Come to Japan, and you can buy high-quality products at low prices.
Then again, there was once a time when the yen was around 100 to the dollar and Japanese travelers went shopping all over the world. Perhaps what we are seeing now is simply the reverse of that era.
It is regrettable that the days when Japanese could be heard almost everywhere at overseas tourist destinations may be fading into the past, but perhaps that cannot be helped.
What concerns me more is the possibility that pieces of Japan’s land are gradually being sold off.
This is also a matter of national security.
If water-source areas, resort properties, and other important land are purchased by foreign capital, we must avoid a future in which some of these places become, in effect, exclusive enclaves that Japanese people can no longer freely enter.

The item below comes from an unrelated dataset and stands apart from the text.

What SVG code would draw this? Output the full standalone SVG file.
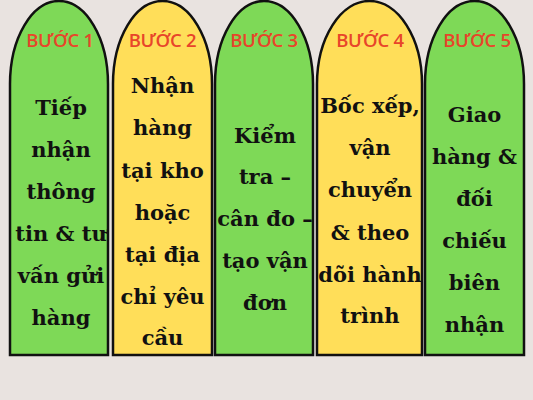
<svg xmlns="http://www.w3.org/2000/svg" width="533" height="400" viewBox="0 0 533 400">
<style>
.card{stroke:#111;stroke-width:2.5}
.g{fill:#7ed957}
.y{fill:#ffde59}
.step{font-family:"Open Sans","Liberation Sans",sans-serif;font-weight:600;font-size:18.5px;letter-spacing:-0.3px;fill:#e8452a;text-anchor:middle}
.txt{font-family:"DejaVu Serif","Liberation Serif",serif;font-weight:bold;font-size:21px;fill:#111;text-anchor:middle}
</style>
<rect width="533" height="400" fill="#e9e3e0"/>
<g id="step1">
<path class="card g" d="M10,355 V84 A49,83 0 0 1 108,84 V355 Z"/>
<text class="step" x="60" y="47">BƯỚC 1</text>
<text class="txt"><tspan x="61" y="115">Tiếp</tspan><tspan x="61" y="157">nhận</tspan><tspan x="61" y="199">thông</tspan><tspan x="61" y="241">tin &amp; tư</tspan><tspan x="61" y="283">vấn gửi</tspan><tspan x="61" y="325">hàng</tspan></text>
</g>
<g id="step2">
<path class="card y" d="M113,355 V84 A49.5,83 0 0 1 212,84 V355 Z"/>
<text class="step" x="162.5" y="47">BƯỚC 2</text>
<text class="txt"><tspan x="162.5" y="93">Nhận</tspan><tspan x="162.5" y="135">hàng</tspan><tspan x="162.5" y="178">tại kho</tspan><tspan x="162.5" y="220">hoặc</tspan><tspan x="162.5" y="262">tại địa</tspan><tspan x="162.5" y="304">chỉ yêu</tspan><tspan x="162.5" y="345">cầu</tspan></text>
</g>
<g id="step3">
<path class="card g" d="M215,355 V84 A49,83 0 0 1 313,84 V355 Z"/>
<text class="step" x="264" y="47">BƯỚC 3</text>
<text class="txt"><tspan x="265" y="143">Kiểm</tspan><tspan x="265" y="184">tra –</tspan><tspan x="265" y="226">cân đo –</tspan><tspan x="265" y="268">tạo vận</tspan><tspan x="265" y="310">đơn</tspan></text>
</g>
<g id="step4">
<path class="card y" d="M317,355 V84 A52.5,83 0 0 1 422,84 V355 Z"/>
<text class="step" x="370" y="47">BƯỚC 4</text>
<text class="txt"><tspan x="370" y="113">Bốc xếp,</tspan><tspan x="370" y="155">vận</tspan><tspan x="370" y="197">chuyển</tspan><tspan x="370" y="240">&amp; theo</tspan><tspan x="370" y="282">dõi hành</tspan><tspan x="370" y="323">trình</tspan></text>
</g>
<g id="step5">
<path class="card g" d="M425,355 V84 A49.5,83 0 0 1 524,84 V355 Z"/>
<text class="step" x="477" y="47">BƯỚC 5</text>
<text class="txt"><tspan x="474.5" y="122">Giao</tspan><tspan x="474.5" y="164">hàng &amp;</tspan><tspan x="474.5" y="206">đối</tspan><tspan x="474.5" y="248">chiếu</tspan><tspan x="474.5" y="290">biên</tspan><tspan x="474.5" y="332">nhận</tspan></text>
</g>
<g id="connectors"/>
</svg>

The real issue is not simply that the purchasers are foreign nationals. Rather, should we not be concerned that the government may be unable to determine clearly who owns strategically important land and for what purpose?

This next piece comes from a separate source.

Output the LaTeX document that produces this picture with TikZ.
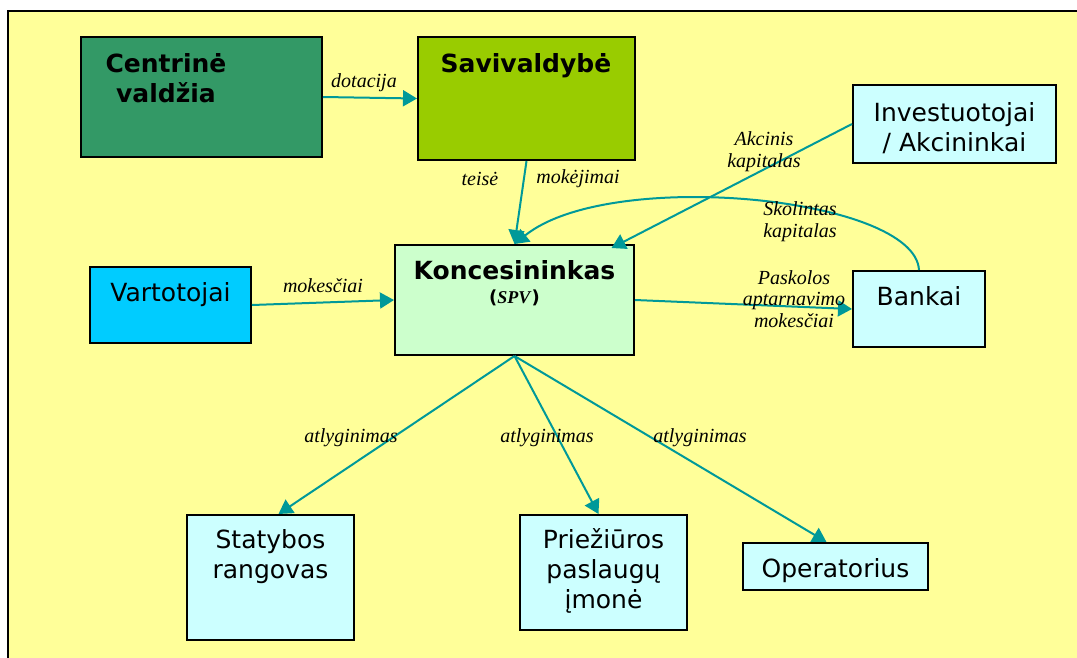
\documentclass[tikz,border=0pt]{standalone}
\usepackage{fontspec}
\setmainfont{Liberation Serif}
\newfontfamily\boxfont{DejaVu Sans}
\usetikzlibrary{arrows.meta,calc}
\definecolor{bg}{HTML}{FFFF99}
\definecolor{cvc}{HTML}{339966}
\definecolor{savc}{HTML}{99CC00}
\definecolor{varc}{HTML}{00CCFF}
\definecolor{konc}{HTML}{CCFFCC}
\definecolor{lightc}{HTML}{CCFFFF}
\definecolor{arrowc}{HTML}{009999}
\begin{document}
\begin{tikzpicture}[x=1pt,y=-1pt,
  box/.style={draw=black, line width=2pt, inner sep=0pt},
  boxtext/.style={font=\boxfont\fontsize{25}{30}\selectfont, align=center, anchor=base, inner sep=0pt},
  titletext/.style={font=\boxfont\bfseries\fontsize{25}{30}\selectfont, align=center, anchor=base, inner sep=0pt},
  lbl/.style={font=\itshape\fontsize{20}{21.5}\selectfont, align=center, anchor=base, inner sep=0pt},
  flow/.style={draw=arrowc, line width=2pt, -{Triangle[length=14pt,width=16pt]}}]
\useasboundingbox (0,0) rectangle (1077,657);
\fill[white] (0,0) rectangle (1077,657);
\draw[fill=bg, line width=2.5pt] (8,11) rectangle (1100,690);
% boxes
\node[box, fill=cvc, minimum width=241pt, minimum height=120pt] (cv) at (201.5,97) {};
\node[box, fill=savc, minimum width=217pt, minimum height=123pt] (sav) at (526.5,98.5) {};
\node[box, fill=lightc, minimum width=203pt, minimum height=78pt] (inv) at (954.5,124) {};
\node[box, fill=varc, minimum width=161pt, minimum height=76pt] (var) at (170.5,305) {};
\node[box, fill=konc, minimum width=239pt, minimum height=110pt] (kon) at (514.5,300) {};
\node[box, fill=lightc, minimum width=132pt, minimum height=76pt] (bank) at (919,309) {};
\node[box, fill=lightc, minimum width=167pt, minimum height=125pt] (stat) at (270.5,577.5) {};
\node[box, fill=lightc, minimum width=167pt, minimum height=115pt] (prie) at (603.5,572.5) {};
\node[box, fill=lightc, minimum width=185pt, minimum height=47pt] (oper) at (835.5,566.5) {};
% box texts (anchor base = baseline of last line)
\node[titletext] (cvt) at (166,102) {Centrinė\\valdžia};
\node[titletext] (savt) at (526,72) {Savivaldybė};
\node[boxtext] (invt) at (954.5,151) {Investuotojai\\/ Akcininkai};
\node[boxtext] (bankt) at (919,305) {Bankai};
\node[boxtext] (vart) at (170.5,301) {Vartotojai};
\node[titletext] (kont) at (514.5,279) {Koncesininkas};
\node[anchor=base, inner sep=0pt] (spv) at (514.5,303) {\boxfont\bfseries\fontsize{18}{20}\selectfont(\textrm{\itshape\bfseries SPV})};
\node[boxtext] (statt) at (270.5,578) {Statybos\\rangovas};
\node[boxtext] (priet) at (603.5,608) {Priežiūros\\paslaugų\\įmonė};
\node[boxtext] (opert) at (835.5,577) {Operatorius};
% connectors
\draw[flow] (cv.east) -- (sav.west);
\draw[flow] (sav.south) -- (kon.north);
\draw[flow] (inv.west) -- ($(kon.north)+(97,4)$);
\draw[flow] (bank.north) .. controls (915,197) and (610,167) .. (kon.north);
\draw[flow] (var.east) -- (kon.west);
\draw[flow] (kon.east) -- (bank.west);
\draw[flow] (kon.south) -- ($(stat.north)+(8,0)$);
\draw[flow] (kon.south) -- ($(prie.north)+(-5,0)$);
\draw[flow] (kon.south) -- ($(oper.north)+(-9,0)$);
% labels
\node[lbl] (l1) at (364,87) {dotacija};
\node[lbl] (l2) at (480,185) {teisė};
\node[lbl] (l3) at (578,183) {mokėjimai};
\node[lbl] (l4) at (764,167) {Akcinis\\kapitalas};
\node[lbl] (l5) at (800,237) {Skolintas\\kapitalas};
\node[lbl] (l6) at (794,327) {Paskolos\\aptarnavimo\\mokesčiai};
\node[lbl] (l7) at (323,292) {mokesčiai};
\node[lbl] (l8) at (351,442) {atlyginimas};
\node[lbl] (l9) at (547,442) {atlyginimas};
\node[lbl] (l10) at (700,442) {atlyginimas};
\end{tikzpicture}
\end{document}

Many people appear to share this concern, and the government has finally begun to respond.
It may already be rather late, but this phenomenon is by no means unique to Japan.
Globalization seems to be slowly erasing the borders and regional differences that once distinguished one part of the world from another.
Amid this change, we must think carefully about how Japanese people can preserve their identity and pass it on to future generations.
As borders grow less visible, we may need to look more closely at what must not be allowed to disappear.
・・・
fuel surcharge
An additional fee charged by an airline to cover increases in fuel costs.
燃油サーチャージ、燃料費の上昇を補うための追加料金
soar
To rise very quickly to a high level.
急上昇する、うなぎのぼりになる
work against someone
To have an unintended negative effect on someone or something.
かえって不利に働く、裏目に出る
be bound by
To be restricted or strongly controlled by a rule, expectation, or condition.
規則や期待などに縛られる
standard of living
The level of comfort and material well-being available to a person or society.
生活水準
foreign capital
Money invested in a country by individuals, companies, or institutions from another country.
外国資本
water-source area
Land containing or surrounding an important source of water.
水源地、水源地域
exclusive enclave
An area separated from its surroundings and accessible mainly to a particular group.
特定の集団だけが利用する排他的な区域
strategically important
Important for national security, economic stability, or long-term planning.
戦略的に重要な
by no means
Not at all; in no way.
決して〜ではない
erase differences
To make distinctions or unique characteristics gradually disappear.
違いを消し去る、相違を薄れさせる
pass something on to future generations
To preserve something and transmit it to the people who come after us.